Allen grew up in Dallas, Texas and graduated from South Oak Cliff High School, where he starred as a defensive back on their football team.

Heavily recruited by colleges to play football, Allen matriculated at Texas Christian University in 1982, where he played three seasons as a defensive back.

==Controversy==
In September of his senior year, Allen was one of 7 TCU players who publicly revealed that they had received cash in exchange for signing to play football with TCU. As soon as the payments were made public in September 1985, Allen and the other players were made ineligible to play (as per NCAA rules) and were removed from the team, though their scholarships were guaranteed through 1987.
Allen and two other players sued the University in 1985, indicating that they had thought the payments were sanctioned by the University since one of the involved alumni, Richard Lowe, was a member of the TCU Board of Trustees, as well as a former TCU football player. Payments were also commonplace for blue chip athletes like Allen; Lowe later asserted that 29 TCU players were paid during the tenure of the TCU coach F.A. Dry who had recruited Allen.
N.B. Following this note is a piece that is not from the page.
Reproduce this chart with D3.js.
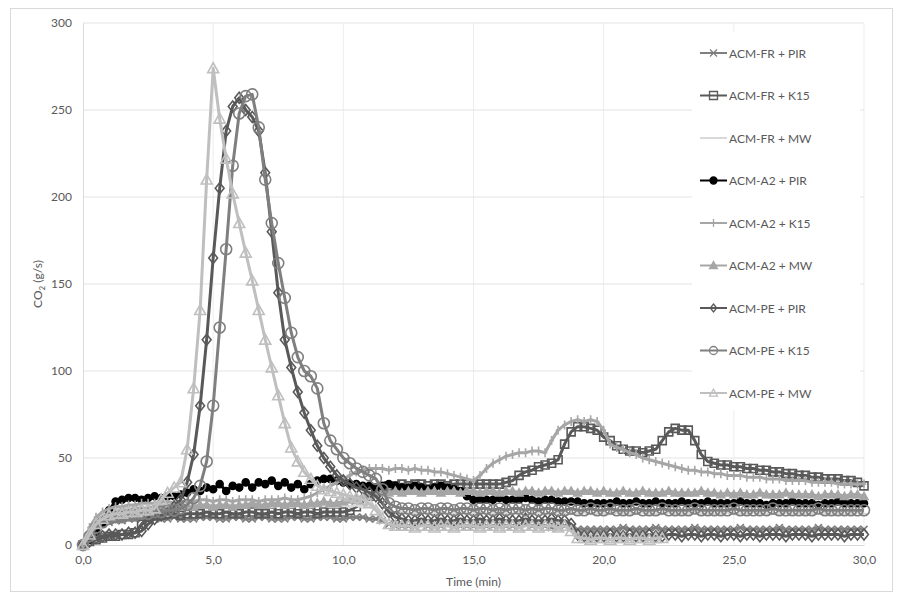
<!DOCTYPE html>
<html>
<head>
<meta charset="utf-8">
<script src="https://cdn.jsdelivr.net/npm/d3@7"></script>
<style>
  body { margin: 0; background: #fff; }
  svg { display: block; }
  text { font-family: Lato, "Noto Sans", "DejaVu Sans", sans-serif; fill: #595959; }
</style>
</head>
<body>
<svg id="chart" width="899" height="597"></svg>
<script>
// Sampling interval of the gas analyser record (minutes)
const timeStepMin = 0.25;
const xTickValues = [0, 5, 10, 15, 20, 25, 30];
const yTickValues = [0, 50, 100, 150, 200, 250, 300];

const seriesNames = [
  "ACM-FR + PIR", "ACM-FR + K15", "ACM-FR + MW",
  "ACM-A2 + PIR", "ACM-A2 + K15", "ACM-A2 + MW",
  "ACM-PE + PIR", "ACM-PE + K15", "ACM-PE + MW"
];

// CO2 production rate (g/s), one value per sample, 0 to 30 min
const frPir = [
  0, 4, 9, 12, 13, 14, 14, 15, 15, 15, 14, 15, 15, 15, 16, 15, 15, 15, 16, 16,
  16, 15, 15, 16, 16, 15, 15, 16, 16, 15, 15, 15, 16, 16, 15, 15, 16, 16, 16, 15,
  15, 16, 16, 16, 15, 15, 14, 12, 11, 11, 11, 11, 12, 11, 11, 11, 12, 11, 11, 11,
  11, 12, 11, 11, 12, 11, 11, 11, 12, 11, 11, 11, 10, 10, 11, 10, 9, 9, 9, 9,
  9, 9, 9, 10, 9, 9, 9, 9, 10, 9, 9, 9, 9, 9, 10, 9, 9, 9, 9, 9,
  9, 10, 9, 9, 9, 9, 9, 10, 9, 9, 9, 9, 9, 10, 9, 9, 9, 9, 9, 9,
  9
];
const frK15 = [
  0, 2, 3, 4, 5, 5, 6, 6, 7, 12, 16, 17, 17, 18, 18, 17, 18, 18, 18, 19,
  18, 18, 19, 18, 18, 19, 19, 18, 18, 19, 18, 19, 19, 18, 19, 19, 18, 19, 19, 19,
  19, 20, 22, 25, 28, 32, 33, 34, 34, 35, 34, 35, 35, 34, 35, 35, 34, 35, 35, 35,
  35, 35, 35, 35, 35, 36, 37, 40, 42, 43, 45, 46, 47, 49, 58, 65, 68, 68, 67, 66,
  62, 60, 57, 55, 54, 54, 53, 54, 55, 60, 65, 67, 66, 66, 60, 52, 48, 47, 46, 46,
  45, 45, 44, 44, 43, 43, 42, 42, 41, 41, 40, 40, 39, 39, 38, 38, 38, 37, 37, 36,
  34
];
const frMw = [
  0, 8, 14, 18, 20, 21, 21, 22, 22, 22, 22, 22, 23, 23, 22, 23, 23, 23, 22, 23,
  23, 22, 23, 23, 22, 22, 23, 23, 22, 22, 23, 22, 22, 23, 22, 22, 23, 23, 22, 22,
  23, 22, 23, 22, 22, 21, 19, 18, 18, 19, 18, 18, 19, 18, 18, 19, 18, 18, 19, 18,
  18, 19, 18, 18, 19, 18, 18, 19, 18, 18, 19, 18, 18, 19, 18, 18, 18, 19, 18, 18,
  18, 18, 19, 18, 18, 18, 19, 18, 18, 18, 19, 18, 18, 18, 19, 18, 18, 18, 18, 19,
  18, 18, 18, 19, 18, 18, 18, 18, 19, 18, 18, 18, 18, 19, 18, 18, 18, 18, 18, 19,
  18
];
const a2Pir = [
  0, 3, 8, 13, 20, 25, 26, 27, 27, 26, 27, 28, 27, 28, 28, 29, 30, 32, 31, 33,
  32, 35, 31, 34, 33, 36, 33, 36, 35, 37, 34, 36, 33, 35, 32, 35, 37, 38, 38, 37,
  36, 35, 35, 34, 34, 33, 34, 35, 34, 33, 33, 34, 33, 32, 33, 34, 33, 32, 31, 28,
  26, 26, 26, 26, 27, 26, 26, 26, 27, 26, 25, 26, 26, 25, 25, 25, 25, 24, 24, 24,
  24, 24, 25, 24, 24, 25, 24, 24, 25, 24, 24, 24, 25, 24, 24, 24, 25, 24, 24, 24,
  24, 25, 24, 24, 24, 23, 24, 24, 24, 25, 24, 24, 24, 23, 24, 24, 25, 24, 24, 24,
  24
];
const a2K15 = [
  0, 10, 16, 19, 21, 22, 22, 23, 23, 24, 24, 24, 25, 25, 24, 25, 25, 25, 26, 26,
  25, 26, 26, 25, 26, 26, 26, 25, 26, 26, 26, 27, 26, 26, 27, 28, 30, 32, 34, 36,
  38, 40, 42, 43, 44, 44, 44, 43, 44, 44, 43, 44, 43, 43, 42, 42, 41, 40, 39, 38,
  37, 40, 44, 47, 49, 51, 52, 53, 53, 54, 54, 53, 60, 66, 69, 71, 72, 71, 72, 71,
  66, 58, 56, 55, 53, 52, 50, 49, 48, 47, 46, 45, 44, 43, 43, 42, 42, 41, 41, 40,
  40, 40, 39, 39, 39, 38, 38, 38, 37, 37, 37, 37, 36, 36, 36, 36, 35, 35, 35, 35,
  35
];
const a2Mw = [
  0, 6, 12, 16, 18, 19, 20, 20, 21, 21, 21, 22, 22, 21, 22, 22, 22, 22, 23, 23,
  22, 23, 23, 22, 23, 23, 24, 23, 23, 24, 24, 23, 24, 24, 23, 24, 24, 25, 24, 24,
  25, 26, 27, 28, 28, 29, 30, 30, 31, 30, 31, 31, 30, 31, 31, 30, 31, 31, 30, 31,
  31, 30, 31, 31, 30, 31, 31, 30, 31, 31, 30, 31, 31, 30, 31, 31, 30, 31, 31, 30,
  31, 30, 30, 31, 30, 30, 31, 30, 30, 30, 31, 30, 30, 30, 30, 31, 30, 30, 29, 30,
  29, 30, 29, 29, 30, 29, 29, 29, 30, 29, 29, 29, 29, 28, 29, 29, 29, 28, 29, 29,
  28
];
const pePir = [
  0, 2, 4, 5, 6, 6, 6, 7, 7, 8, 12, 15, 17, 18, 22, 26, 36, 52, 80, 118,
  165, 205, 238, 252, 257, 250, 246, 238, 214, 180, 145, 118, 102, 88, 76, 66, 57, 50, 45, 40,
  37, 35, 33, 32, 30, 28, 24, 19, 16, 15, 14, 14, 15, 14, 14, 15, 14, 14, 15, 14,
  14, 15, 14, 14, 15, 14, 14, 14, 15, 14, 14, 14, 15, 14, 14, 12, 6, 5, 5, 5,
  5, 6, 5, 5, 6, 5, 5, 6, 5, 5, 6, 6, 5, 6, 6, 5, 6, 6, 5, 6,
  6, 5, 6, 6, 5, 6, 6, 6, 5, 6, 6, 6, 5, 6, 6, 6, 6, 5, 6, 6,
  6
];
const peK15 = [
  0, 5, 10, 13, 15, 16, 16, 17, 17, 18, 18, 19, 19, 20, 20, 21, 23, 27, 34, 48,
  80, 125, 170, 218, 248, 258, 259, 240, 210, 185, 162, 142, 122, 108, 100, 97, 90, 70, 60, 55,
  50, 47, 44, 42, 40, 38, 32, 24, 22, 21, 21, 20, 21, 21, 20, 21, 21, 20, 21, 21,
  20, 21, 21, 20, 21, 20, 21, 21, 20, 21, 20, 21, 21, 20, 20, 21, 20, 20, 21, 20,
  20, 21, 20, 20, 20, 21, 20, 20, 20, 21, 20, 20, 20, 20, 21, 20, 20, 20, 20, 20,
  21, 20, 20, 20, 20, 20, 21, 20, 20, 20, 20, 20, 20, 21, 20, 20, 20, 20, 20, 20,
  20
];
const peMw = [
  0, 6, 12, 15, 17, 18, 18, 19, 19, 20, 20, 21, 26, 30, 33, 36, 55, 90, 135, 210,
  274, 245, 222, 202, 185, 168, 152, 135, 118, 102, 86, 70, 56, 48, 42, 38, 34, 32, 31, 30,
  29, 28, 27, 26, 24, 20, 15, 12, 11, 11, 11, 10, 11, 11, 10, 11, 11, 10, 11, 11,
  11, 10, 11, 11, 10, 11, 11, 10, 11, 11, 10, 11, 11, 10, 11, 8, 4, 4, 3, 4,
  4, 3, 4, 4, 3, 4, 4, 3, 4, 4, null, null, null, null, null, null, null, null, null, null,
  null, null, null, null, null, null, null, null, null, null, null, null, null, null, null, null, null, null, null, null,
  null
];

const seriesValues = [frPir, frK15, frMw, a2Pir, a2K15, a2Mw, pePir, peK15, peMw];

// Line colour, marker shape and marker paint for each series
const seriesStyle = [
  { color: "#7f7f7f", marker: "x",        size: 7,  fill: "none" },
  { color: "#595959", marker: "square",   size: 8,  fill: "none" },
  { color: "#d9d9d9", marker: "dash",     size: 6,  fill: "none" },
  { color: "#000000", marker: "circle",   size: 7,  fill: "#000000" },
  { color: "#a6a6a6", marker: "plus",     size: 9,  fill: "none" },
  { color: "#a6a6a6", marker: "triangle", size: 8,  fill: "#a6a6a6" },
  { color: "#595959", marker: "diamond",  size: 11, fill: "none" },
  { color: "#7f7f7f", marker: "circle",   size: 11, fill: "none" },
  { color: "#bfbfbf", marker: "triangle", size: 11, fill: "none" }
];

const plot = { left: 83, right: 864, top: 23, bottom: 545 };

const svg = d3.select("#chart");
const sampleTimes = seriesValues[0].map((_, i) => i * timeStepMin);

const x = d3.scaleLinear().domain([0, 30]).range([plot.left, plot.right]);
const y = d3.scaleLinear().domain([0, 300]).range([plot.bottom, plot.top]);

const commaFmt = d => d3.format(".1f")(d).replace(".", ",");

// Chart frame
svg.append("rect")
  .attr("x", 10.5).attr("y", 8.5)
  .attr("width", 882).attr("height", 583)
  .attr("fill", "#fff").attr("stroke", "#d9d9d9");

// Gridlines
svg.append("g")
  .selectAll("line").data(xTickValues.filter(d => d > 0)).join("line")
  .attr("x1", d => x(d)).attr("x2", d => x(d))
  .attr("y1", plot.top).attr("y2", plot.bottom)
  .attr("stroke", "#ededed").attr("stroke-width", 1);
svg.append("g")
  .selectAll("line").data(yTickValues.filter(d => d > 0)).join("line")
  .attr("x1", plot.left).attr("x2", plot.right)
  .attr("y1", d => y(d)).attr("y2", d => y(d))
  .attr("stroke", "#e3e3e3").attr("stroke-width", 1);

// Axes (lines only, no tick marks)
const xAxis = svg.append("g")
  .attr("transform", `translate(0,${plot.bottom})`)
  .call(d3.axisBottom(x).tickValues(xTickValues).tickFormat(commaFmt).tickSize(0).tickPadding(10));
const yAxis = svg.append("g")
  .attr("transform", `translate(${plot.left},0)`)
  .call(d3.axisLeft(y).tickValues(yTickValues).tickSize(0).tickPadding(11));
[xAxis, yAxis].forEach(g => {
  g.select(".domain").attr("stroke", "#d9d9d9");
  g.selectAll("text").attr("font-size", 12).attr("fill", "#595959")
    .attr("font-family", "Lato, 'Noto Sans', sans-serif");
});

// Axis titles
svg.append("text")
  .attr("x", (plot.left + plot.right) / 2).attr("y", 586)
  .attr("text-anchor", "middle").attr("font-size", 12)
  .text("Time (min)");
const yTitle = svg.append("text")
  .attr("transform", "translate(42,284) rotate(-90)")
  .attr("text-anchor", "middle").attr("font-size", 12);
yTitle.append("tspan").text("CO");
yTitle.append("tspan").attr("font-size", 8).attr("dy", 3).text("2");
yTitle.append("tspan").attr("dy", -3).text(" (g/s)");

// Marker path for a given shape centred at 0,0
function markerPath(type, s) {
  const h = s / 2;
  switch (type) {
    case "circle":
      return `M${h},0A${h},${h} 0 1,1 ${-h},0A${h},${h} 0 1,1 ${h},0Z`;
    case "square":
      return `M${-h},${-h}H${h}V${h}H${-h}Z`;
    case "diamond":
      return `M0,${-h}L${h * 0.8},0L0,${h}L${-h * 0.8},0Z`;
    case "triangle":
      return `M0,${-h}L${h},${h * 0.8}L${-h},${h * 0.8}Z`;
    case "x":
      return `M${-h},${-h}L${h},${h}M${-h},${h}L${h},${-h}`;
    case "plus":
      return `M0,${-h}V${h}M${-h * 0.5},0H${h * 0.5}`;
    case "dash":
      return `M${-h},0H${h}`;
  }
}

const line = d3.line()
  .defined(d => d.v !== null)
  .x(d => x(d.t)).y(d => y(d.v));

const seriesLayer = svg.append("g");
seriesValues.forEach((vals, si) => {
  const st = seriesStyle[si];
  const pts = vals.map((v, i) => ({ t: sampleTimes[i], v }));
  const g = seriesLayer.append("g");
  g.append("path")
    .datum(pts)
    .attr("d", line)
    .attr("fill", "none")
    .attr("stroke", st.color)
    .attr("stroke-width", 3)
    .attr("stroke-linejoin", "round");
  g.selectAll("path.mk")
    .data(pts.filter(d => d.v !== null))
    .join("path")
    .attr("class", "mk")
    .attr("transform", d => `translate(${x(d.t)},${y(d.v)})`)
    .attr("d", markerPath(st.marker, st.size))
    .attr("fill", st.fill)
    .attr("stroke", st.color)
    .attr("stroke-width", 1.6);
});

// Legend
const legend = svg.append("g");
legend.append("rect")
  .attr("x", 692).attr("y", 32).attr("width", 168).attr("height", 378)
  .attr("fill", "#fff");
seriesNames.forEach((name, i) => {
  const st = seriesStyle[i];
  const ly = 53 + i * 42.5;
  const item = legend.append("g").attr("transform", `translate(700,${ly})`);
  item.append("line")
    .attr("x1", 0).attr("x2", 27).attr("y1", 0).attr("y2", 0)
    .attr("stroke", st.color).attr("stroke-width", 2);
  item.append("path")
    .attr("transform", "translate(13.5,0)")
    .attr("d", markerPath(st.marker, Math.min(st.size, 8)))
    .attr("fill", st.fill).attr("stroke", st.color).attr("stroke-width", 1.3);
  item.append("text")
    .attr("x", 29).attr("y", 4.5)
    .attr("font-size", 12)
    .text(name);
});
</script>
</body>
</html>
Allen never again played a complete football season. In the context of the NCAA suspension, Allen declared for the NFL draft but was not drafted.
==Professional career==
Allen was signed in the middle of the 1987 season by the Chicago Bears as a replacement player. While most replacement players were released after the 1987 NFL strike ended, Allen stayed. He played in a total of 6 games but was cut the following preseason.